====== Data shown ======

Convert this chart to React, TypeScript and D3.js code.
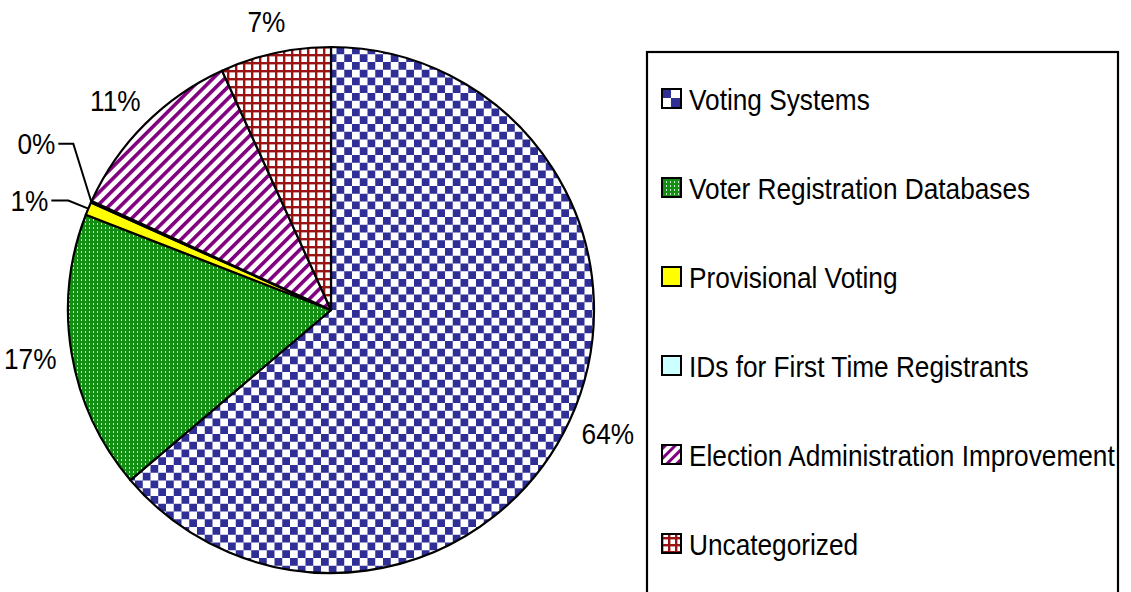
import React from "react";
import * as d3 from "d3";

const categories = [
  "Voting Systems",
  "Voter Registration Databases",
  "Provisional Voting",
  "IDs for First Time Registrants",
  "Election Administration Improvement",
  "Uncategorized",
];
const values = [63.8, 17.1, 0.8, 0.1, 11.4, 6.8];
const fills = ["url(#pVoting)", "url(#pGreen)", "#ffff00", "#ccffff", "url(#pPurple)", "url(#pRed)"];
const swatchFills = ["url(#sVoting)", "url(#pGreen)", "#ffff00", "#ccffff", "url(#sPurple)", "url(#sRed)"];

const W = 1131;
const H = 592;
const cx = 331;
const cy = 310;
const R = 263;
const FONT = "'Liberation Sans', Arial, sans-serif";
const FS = 29;
const SX = 0.905;

function T(props: { x: number; y: number; anchor?: string; children: React.ReactNode }) {
  return (
    <text
      transform={`translate(${props.x},${props.y}) scale(${SX},1)`}
      textAnchor={props.anchor || "start"}
      fontFamily={FONT}
      fontSize={FS}
      fill="#000"
    >
      {props.children}
    </text>
  );
}

export default function App() {
  const pie = d3.pie<number>().sort(null).value((d) => d)(values);
  const arc = d3.arc<d3.PieArcDatum<number>>().innerRadius(0).outerRadius(R);
  const labelArc = d3.arc<d3.PieArcDatum<number>>().innerRadius(305).outerRadius(305);
  const edgeArc = d3.arc<d3.PieArcDatum<number>>().innerRadius(R).outerRadius(R);
  const fmt = (v: number) => `${Math.round(v)}%`;
  const yRatio = 295 / 305;

  // leader-line nudges for small slices (label layout only)
  const nudges: Record<number, { ex: number; ey: number; len: number }> = {
    2: { ex: -20, ey: -8, len: 17 },
    3: { ex: -18, ey: -58, len: 15 },
  };

  const legendX = 647;
  const legendY = 52;
  const rowH = 89;

  return (
    <svg width={W} height={H} style={{ position: "absolute", left: 0, top: 0, background: "#fff" }}>
      <defs>
        <pattern id="pVoting" patternUnits="userSpaceOnUse" width={15.5} height={15.5} x={cx} y={cy}>
          <rect width={15.5} height={15.5} fill="#ffffff" />
          <rect width={7.75} height={7.75} fill="#2f2f96" />
          <rect x={7.75} y={7.75} width={7.75} height={7.75} fill="#2f2f96" />
        </pattern>
        <pattern id="sVoting" patternUnits="userSpaceOnUse" width={20} height={20} x={661} y={88}>
          <rect width={20} height={20} fill="#ffffff" />
          <rect width={10} height={10} fill="#2f2f96" />
          <rect x={10} y={10} width={10} height={10} fill="#2f2f96" />
        </pattern>
        <pattern id="pGreen" patternUnits="userSpaceOnUse" width={4} height={4}>
          <rect width={4} height={4} fill="#128f12" />
          <rect x={2} y={1} width={1} height={2} fill="#ffffff" opacity={0.8} />
        </pattern>
        <pattern id="pPurple" patternUnits="userSpaceOnUse" width={8.3} height={8.3} patternTransform="rotate(45)">
          <rect width={8.3} height={8.3} fill="#ffffff" />
          <rect width={3.6} height={8.3} fill="#800080" />
        </pattern>
        <pattern id="sPurple" patternUnits="userSpaceOnUse" width={7} height={7} patternTransform="rotate(45)">
          <rect width={7} height={7} fill="#ffffff" />
          <rect width={3} height={7} fill="#800080" />
        </pattern>
        <pattern id="pRed" patternUnits="userSpaceOnUse" width={8} height={8}>
          <rect width={8} height={8} fill="#ffffff" />
          <rect width={2.4} height={8} fill="#9a1414" />
          <rect width={8} height={2.4} fill="#9a1414" />
        </pattern>
        <pattern id="sRed" patternUnits="userSpaceOnUse" width={7} height={7} x={661} y={530}>
          <rect width={7} height={7} fill="#ffffff" />
          <rect width={2.4} height={7} fill="#9a1414" />
          <rect width={7} height={2.4} fill="#9a1414" />
        </pattern>
      </defs>

      <g transform={`translate(${cx},${cy})`}>
        {pie.map((d, i) => (
          <path key={i} d={arc(d) || ""} fill={fills[i]} stroke="#000" strokeWidth={2.2} strokeLinejoin="round" />
        ))}
        {pie.map((d, i) => {
          const n = nudges[i];
          if (n) {
            const [x0, y0] = edgeArc.centroid(d);
            const ex = x0 + n.ex;
            const ey = y0 + n.ey;
            return (
              <g key={"l" + i}>
                <polyline
                  points={`${x0},${y0} ${ex},${ey} ${ex - n.len},${ey}`}
                  fill="none"
                  stroke="#000"
                  strokeWidth={2}
                />
                <T x={ex - n.len - 3} y={ey + 10} anchor="end">
                  {fmt(values[i])}
                </T>
              </g>
            );
          }
          const [lx, ly] = labelArc.centroid(d);
          return (
            <T key={"l" + i} x={lx} y={ly * yRatio + 10} anchor="middle">
              {fmt(values[i])}
            </T>
          );
        })}
      </g>

      <rect x={legendX} y={legendY} width={471} height={580} fill="none" stroke="#000" strokeWidth={2.2} />
      {categories.map((c, i) => {
        const y = legendY + 48 + i * rowH;
        return (
          <g key={c}>
            <rect x={662} y={y - 11} width={19} height={19} fill={swatchFills[i]} stroke="#000" strokeWidth={2} />
            <T x={689} y={y + 10}>
              {c}
            </T>
          </g>
        );
      })}
    </svg>
  );
}
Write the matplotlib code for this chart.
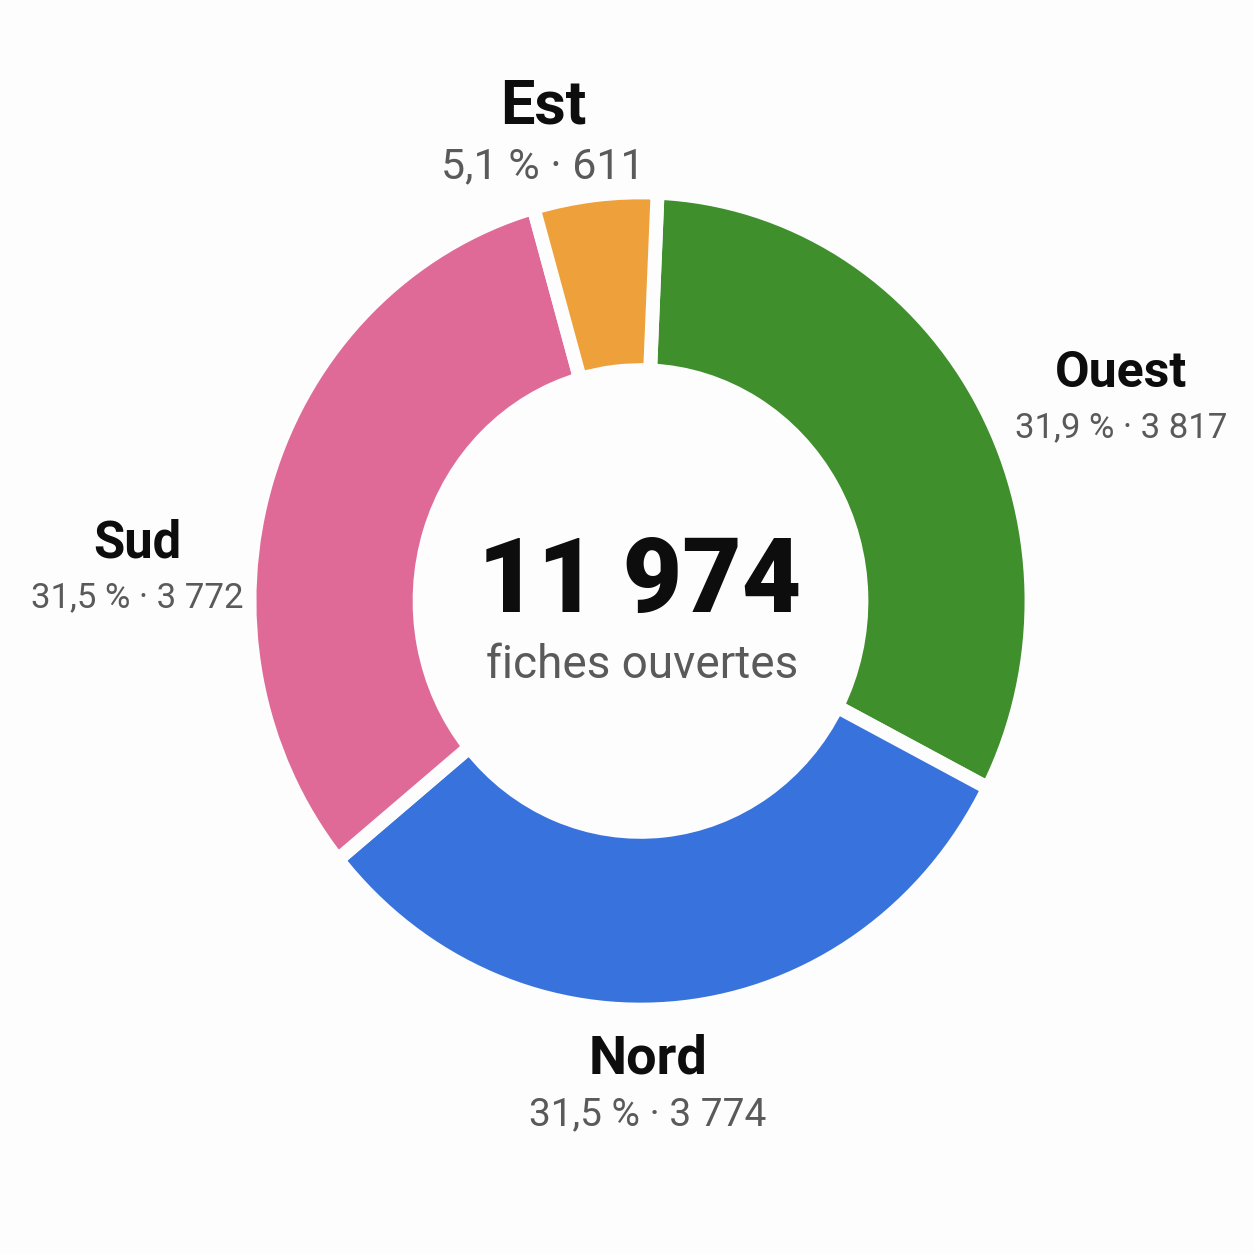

======

Repeat the records above exactly, from the first line through the line that contains "import * as", and leave out the pictures.

Convert this chart to React, TypeScript and D3.js code.
import React from "react";
import * as d3 from "d3";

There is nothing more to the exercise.